→ Source data:
BEGIN

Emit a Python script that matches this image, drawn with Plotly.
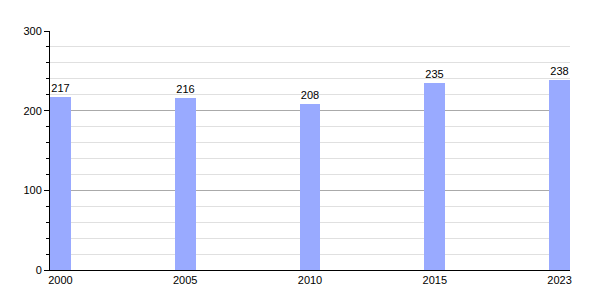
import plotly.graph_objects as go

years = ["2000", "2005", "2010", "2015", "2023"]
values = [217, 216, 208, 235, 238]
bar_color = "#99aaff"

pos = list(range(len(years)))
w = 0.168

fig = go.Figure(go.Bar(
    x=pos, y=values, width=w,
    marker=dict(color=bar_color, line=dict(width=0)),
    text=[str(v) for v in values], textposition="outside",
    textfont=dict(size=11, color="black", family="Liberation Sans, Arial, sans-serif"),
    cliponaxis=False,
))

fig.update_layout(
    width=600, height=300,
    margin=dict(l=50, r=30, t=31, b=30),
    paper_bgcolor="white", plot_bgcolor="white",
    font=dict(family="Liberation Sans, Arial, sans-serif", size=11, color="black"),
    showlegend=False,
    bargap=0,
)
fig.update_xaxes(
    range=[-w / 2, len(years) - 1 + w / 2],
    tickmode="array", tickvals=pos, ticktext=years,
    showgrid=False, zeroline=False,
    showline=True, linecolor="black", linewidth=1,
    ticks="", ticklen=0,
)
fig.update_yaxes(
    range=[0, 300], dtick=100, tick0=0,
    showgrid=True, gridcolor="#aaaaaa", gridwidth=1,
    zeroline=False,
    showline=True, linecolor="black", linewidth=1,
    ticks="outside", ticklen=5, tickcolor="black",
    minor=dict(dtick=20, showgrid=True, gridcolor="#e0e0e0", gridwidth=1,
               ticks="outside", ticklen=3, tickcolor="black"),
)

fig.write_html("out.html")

END

→ What is expected: Print the whole listing above once more, word for word, without its pictures.

→ Solution for this exercise:
Emit a Python script that matches this image, drawn with Plotly.
import plotly.graph_objects as go

years = ["2000", "2005", "2010", "2015", "2023"]
values = [217, 216, 208, 235, 238]
bar_color = "#99aaff"

pos = list(range(len(years)))
w = 0.168

fig = go.Figure(go.Bar(
    x=pos, y=values, width=w,
    marker=dict(color=bar_color, line=dict(width=0)),
    text=[str(v) for v in values], textposition="outside",
    textfont=dict(size=11, color="black", family="Liberation Sans, Arial, sans-serif"),
    cliponaxis=False,
))

fig.update_layout(
    width=600, height=300,
    margin=dict(l=50, r=30, t=31, b=30),
    paper_bgcolor="white", plot_bgcolor="white",
    font=dict(family="Liberation Sans, Arial, sans-serif", size=11, color="black"),
    showlegend=False,
    bargap=0,
)
fig.update_xaxes(
    range=[-w / 2, len(years) - 1 + w / 2],
    tickmode="array", tickvals=pos, ticktext=years,
    showgrid=False, zeroline=False,
    showline=True, linecolor="black", linewidth=1,
    ticks="", ticklen=0,
)
fig.update_yaxes(
    range=[0, 300], dtick=100, tick0=0,
    showgrid=True, gridcolor="#aaaaaa", gridwidth=1,
    zeroline=False,
    showline=True, linecolor="black", linewidth=1,
    ticks="outside", ticklen=5, tickcolor="black",
    minor=dict(dtick=20, showgrid=True, gridcolor="#e0e0e0", gridwidth=1,
               ticks="outside", ticklen=3, tickcolor="black"),
)

fig.write_html("out.html")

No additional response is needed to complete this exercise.